Exercise directions: Exactly repeat the material, dropping every picture from the copy.

Collected data:

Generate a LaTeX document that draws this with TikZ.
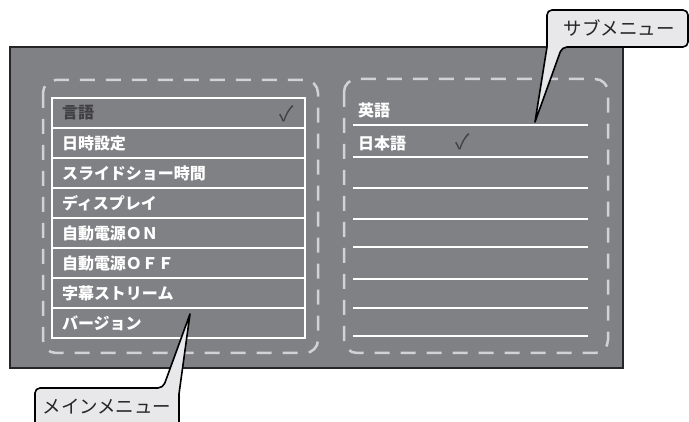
\documentclass[tikz,border=0pt]{standalone}
\usepackage{fontspec}
\usepackage{tikz}
\newfontfamily\jp{Noto Sans CJK JP}
\definecolor{screengray}{RGB}{128,129,133}
\definecolor{dashgray}{RGB}{210,210,212}
\definecolor{bubblegray}{RGB}{232,232,234}
\definecolor{darktext}{RGB}{64,64,66}
\tikzstyle{screen} = [fill=screengray, draw=black!85, line width=2pt]
\tikzstyle{dashbox} = [draw=dashgray, line width=2.5pt, rounded corners=13pt,
dash pattern=on 15pt off 11pt]
\tikzstyle{mainrow} = [draw=white, line width=1.6pt, minimum width=253pt,
minimum height=30pt, text width=233pt, inner xsep=10pt, inner ysep=0pt,
align=left, text=white, font=\jp\bfseries\fontsize{16}{16}\selectfont]
\tikzstyle{subtext} = [anchor=west, inner sep=0pt, text=white,
font=\jp\bfseries\fontsize{16}{16}\selectfont]
\tikzstyle{subline} = [draw=white, line width=2pt]
\tikzstyle{tick} = [inner sep=0pt, text=darktext, font=\jp\fontsize{21}{21}\selectfont]
\tikzstyle{bubble} = [fill=bubblegray, draw=black, line width=1.6pt, line join=round]
\tikzstyle{bubble text} = [inner sep=0pt, text=black!85, font=\jp\fontsize{18.5}{18.5}\selectfont]

\begin{document}
\begin{tikzpicture}[x=1pt, y=-1pt]
  \useasboundingbox (0,0) rectangle (689,422);
  \draw[screen] (10,47) rectangle (623,368);
  \draw[dashbox] (43,80) rectangle (318,353);
  \draw[dashbox] (344,79) rectangle (608,353);
  % main menu
  \node[mainrow, text=darktext] (main-1) at (178.5,113) {言語};
  \node[mainrow] (main-2) at (178.5,143) {日時設定};
  \node[mainrow] (main-3) at (178.5,173) {スライドショー時間};
  \node[mainrow] (main-4) at (178.5,203) {ディスプレイ};
  \node[mainrow] (main-5) at (178.5,233) {自動電源ＯＮ};
  \node[mainrow] (main-6) at (178.5,263) {自動電源ＯＦＦ};
  \node[mainrow] (main-7) at (178.5,293) {字幕ストリーム};
  \node[mainrow] (main-8) at (178.5,323) {バージョン};
  \node[tick] (tick-main) at (287,114) {✓};
  % sub menu
  \node[subtext] (sub-1) at (358,110) {英語};
  \node[subtext] (sub-2) at (358,143) {日本語};
  \node[tick] (tick-sub) at (463,142) {✓};
  \foreach \y in {125,157,188,219,247,279,308,336}
    \draw[subline] (353,\y) -- (588,\y);
  % callouts
  \coordinate (sub-tip) at (535,122);
  \draw[bubble] (sub-tip) -- (547,47) [rounded corners=5pt] -- (547,10)
    -- (688,10) -- (688,47) -- (562,47) [sharp corners] -- cycle;
  \node[bubble text] (sub-label) at (619,28) {サブメニュー};
  \coordinate (main-tip) at (190,314);
  \draw[bubble] (35,430) [rounded corners=5pt] -- (35,388) -- (163,388)
    [sharp corners] -- (main-tip) -- (179,394) -- (179,430);
  \node[bubble text] (main-label) at (107,407) {メインメニュー};
\end{tikzpicture}
\end{document}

Response to the exercise:
Generate a LaTeX document that draws this with TikZ.
\documentclass[tikz,border=0pt]{standalone}
\usepackage{fontspec}
\usepackage{tikz}
\newfontfamily\jp{Noto Sans CJK JP}
\definecolor{screengray}{RGB}{128,129,133}
\definecolor{dashgray}{RGB}{210,210,212}
\definecolor{bubblegray}{RGB}{232,232,234}
\definecolor{darktext}{RGB}{64,64,66}
\tikzstyle{screen} = [fill=screengray, draw=black!85, line width=2pt]
\tikzstyle{dashbox} = [draw=dashgray, line width=2.5pt, rounded corners=13pt,
dash pattern=on 15pt off 11pt]
\tikzstyle{mainrow} = [draw=white, line width=1.6pt, minimum width=253pt,
minimum height=30pt, text width=233pt, inner xsep=10pt, inner ysep=0pt,
align=left, text=white, font=\jp\bfseries\fontsize{16}{16}\selectfont]
\tikzstyle{subtext} = [anchor=west, inner sep=0pt, text=white,
font=\jp\bfseries\fontsize{16}{16}\selectfont]
\tikzstyle{subline} = [draw=white, line width=2pt]
\tikzstyle{tick} = [inner sep=0pt, text=darktext, font=\jp\fontsize{21}{21}\selectfont]
\tikzstyle{bubble} = [fill=bubblegray, draw=black, line width=1.6pt, line join=round]
\tikzstyle{bubble text} = [inner sep=0pt, text=black!85, font=\jp\fontsize{18.5}{18.5}\selectfont]

\begin{document}
\begin{tikzpicture}[x=1pt, y=-1pt]
  \useasboundingbox (0,0) rectangle (689,422);
  \draw[screen] (10,47) rectangle (623,368);
  \draw[dashbox] (43,80) rectangle (318,353);
  \draw[dashbox] (344,79) rectangle (608,353);
  % main menu
  \node[mainrow, text=darktext] (main-1) at (178.5,113) {言語};
  \node[mainrow] (main-2) at (178.5,143) {日時設定};
  \node[mainrow] (main-3) at (178.5,173) {スライドショー時間};
  \node[mainrow] (main-4) at (178.5,203) {ディスプレイ};
  \node[mainrow] (main-5) at (178.5,233) {自動電源ＯＮ};
  \node[mainrow] (main-6) at (178.5,263) {自動電源ＯＦＦ};
  \node[mainrow] (main-7) at (178.5,293) {字幕ストリーム};
  \node[mainrow] (main-8) at (178.5,323) {バージョン};
  \node[tick] (tick-main) at (287,114) {✓};
  % sub menu
  \node[subtext] (sub-1) at (358,110) {英語};
  \node[subtext] (sub-2) at (358,143) {日本語};
  \node[tick] (tick-sub) at (463,142) {✓};
  \foreach \y in {125,157,188,219,247,279,308,336}
    \draw[subline] (353,\y) -- (588,\y);
  % callouts
  \coordinate (sub-tip) at (535,122);
  \draw[bubble] (sub-tip) -- (547,47) [rounded corners=5pt] -- (547,10)
    -- (688,10) -- (688,47) -- (562,47) [sharp corners] -- cycle;
  \node[bubble text] (sub-label) at (619,28) {サブメニュー};
  \coordinate (main-tip) at (190,314);
  \draw[bubble] (35,430) [rounded corners=5pt] -- (35,388) -- (163,388)
    [sharp corners] -- (main-tip) -- (179,394) -- (179,430);
  \node[bubble text] (main-label) at (107,407) {メインメニュー};
\end{tikzpicture}
\end{document}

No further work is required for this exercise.